I checked my phone, hoping for some kind of email or text with information. Then the alarm went silent. Everything was silent. There was no more running, no more “this is a lockdown”.
After what seemed like forever, but in actuality was about 10 minutes, our principal made an announcement. We were to stay under lockdown, but the threat was not on our campus, roaming our halls, but rather on the road that runs in front of our campus. Later, we found out there had been a police chase that led them towards our school on foot.
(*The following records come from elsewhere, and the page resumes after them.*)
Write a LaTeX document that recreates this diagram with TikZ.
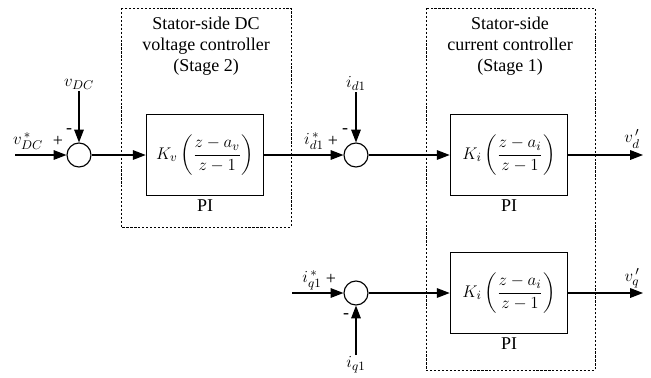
\documentclass[tikz,border=0pt]{standalone}
\usepackage{amsmath}
\usepackage{fontspec}
\setmainfont{Liberation Serif}
\usetikzlibrary{arrows.meta}
\tikzset{
  blk/.style={draw,line width=1pt,minimum width=2.93cm,minimum height=2.02cm,inner sep=1pt},
  sumnode/.style={draw,line width=0.8pt,circle,minimum size=0.6cm,inner sep=0pt},
  grp/.style={draw,line width=0.5pt,dash pattern=on 1.6pt off 1.2pt},
  sig/.style={line width=0.8pt,-{Triangle[length=3.2mm,width=2.4mm]}}
}
\begin{document}
\begin{tikzpicture}[x=0.025cm,y=-0.025cm,font=\fontsize{12.8}{15}\selectfont]
  \useasboundingbox (0,0) rectangle (651,377);
  % dashed groups
  \draw[grp] (121,8) rectangle (291,227);
  \draw[grp] (426,8) rectangle (595,370);
  \node[align=center] (ttlv) at (206,46) {Stator-side DC\\voltage controller\\(Stage 2)};
  \node[align=center] (ttli) at (510,46) {Stator-side\\current controller\\(Stage 1)};
  % blocks
  \node[blk,label={[yshift=1pt]below:PI}] (kv) at (205,155) {$K_v\left(\dfrac{z-a_v}{z-1}\right)$};
  \node[blk,label={[yshift=1pt]below:PI}] (kid) at (509,155) {$K_i\left(\dfrac{z-a_i}{z-1}\right)$};
  \node[blk,label={[yshift=1pt]below:PI}] (kiq) at (509,293) {$K_i\left(\dfrac{z-a_i}{z-1}\right)$};
  % summing junctions
  \node[sumnode] (sumv) at (79,155) {};
  \node[sumnode] (sumd) at (356,155) {};
  \node[sumnode] (sumq) at (356,293) {};
  % ends
  \coordinate (vin) at (15,155);
  \coordinate[label={[inner sep=1pt]above:$v_{DC}$}] (vfb) at (79,91);
  \coordinate[label={[inner sep=1pt]above:$i_{d1}$}] (idfb) at (356,92);
  \coordinate (iqin) at (292,293);
  \coordinate[label={[inner sep=1pt]below:$i_{q1}$}] (iqfb) at (356,355);
  \coordinate (vdout) at (643,155);
  \coordinate (vqout) at (643,293);
  % signal labels
  \node (vref) at (28,141) {$v_{DC}^{\,*}$};
  \node (idref) at (314,141) {$i_{d1}^{\,*}$};
  \node (iqref) at (312,280) {$i_{q1}^{\,*}$};
  \node (vd) at (632,139) {$v_d^{\,\prime}$};
  \node (vq) at (632,278) {$v_q^{\,\prime}$};
  \node at (58,141) {+};
  \node at (69,131) {-};
  \node at (333,141) {+};
  \node at (345,131) {-};
  \node at (331,279) {+};
  \node at (346,316) {-};
  % connectors
  \draw[sig] (vin) -- (sumv);
  \draw[sig] (vfb) -- (sumv);
  \draw[sig] (sumv) -- (kv);
  \draw[sig] (kv) -- (sumd);
  \draw[sig] (idfb) -- (sumd);
  \draw[sig] (sumd) -- (kid);
  \draw[sig] (kid) -- (vdout);
  \draw[sig] (iqin) -- (sumq);
  \draw[sig] (iqfb) -- (sumq);
  \draw[sig] (sumq) -- (kiq);
  \draw[sig] (kiq) -- (vqout);
\end{tikzpicture}
\end{document}
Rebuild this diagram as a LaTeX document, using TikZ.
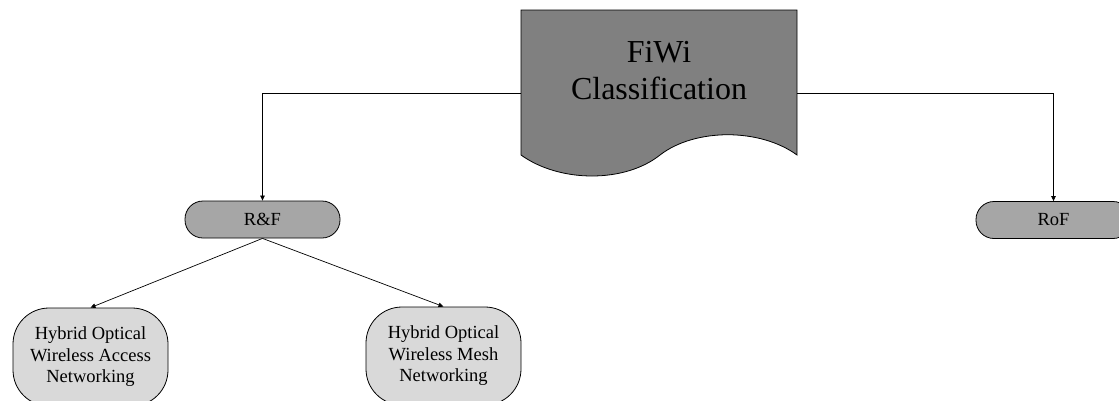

The removal of threat from campus felt huge. Lights could come on. We could talk again, breathe a sigh of relief that this time hadn’t been The Time — the time that all those who exist in public spaces, especially schools, wait for: the shooting, the time that gun violence pervades our safe spaces.
While students grapple with a fear they don’t quite understand but are asked to face nonetheless, teachers are burdened by their charge: Is today the day we’re asked to protect these children in the face of unimaginable violence?
For 30 minutes, we sat in Shelter In Place mode. I got out Bananagrams after a student confessed this sort of event often triggered panic attacks. We played a few rousing hands, as they handily defeated me, and talked while we played — anything to put off the consideration of what could have been.
After awhile, the All Clear tone rang, and we were able to resume our schedules. My other third-period students wandered in, some with tear-stained faces. They’d found sanctuary in the classroom closest to the lounge, where they’d been relaxing when the alarm sounded. I hugged them. We talked and abandoned the lesson plan on thesis statements to talk about what had happened, and then to play some punctuation bingo (at their request, I swear!).
And as class came to a close, and they prepared to go face the rest of the day, I spoke to them.
I told them that whatever they were going to feel, as they left and the adrenaline wore off, to be gentle with themselves. It was normal to feel scared and exhausted after you’d faced the unknown like we had. They nodded.
This wasn’t the first time. It won’t be the last. But every time it happens, I can’t help but think: it doesn’t have to be this way. Our kids don’t have to grow up with this terror. Our teachers don’t have to worry about how they’re going to protect lives. We have the power to change this. If only we would.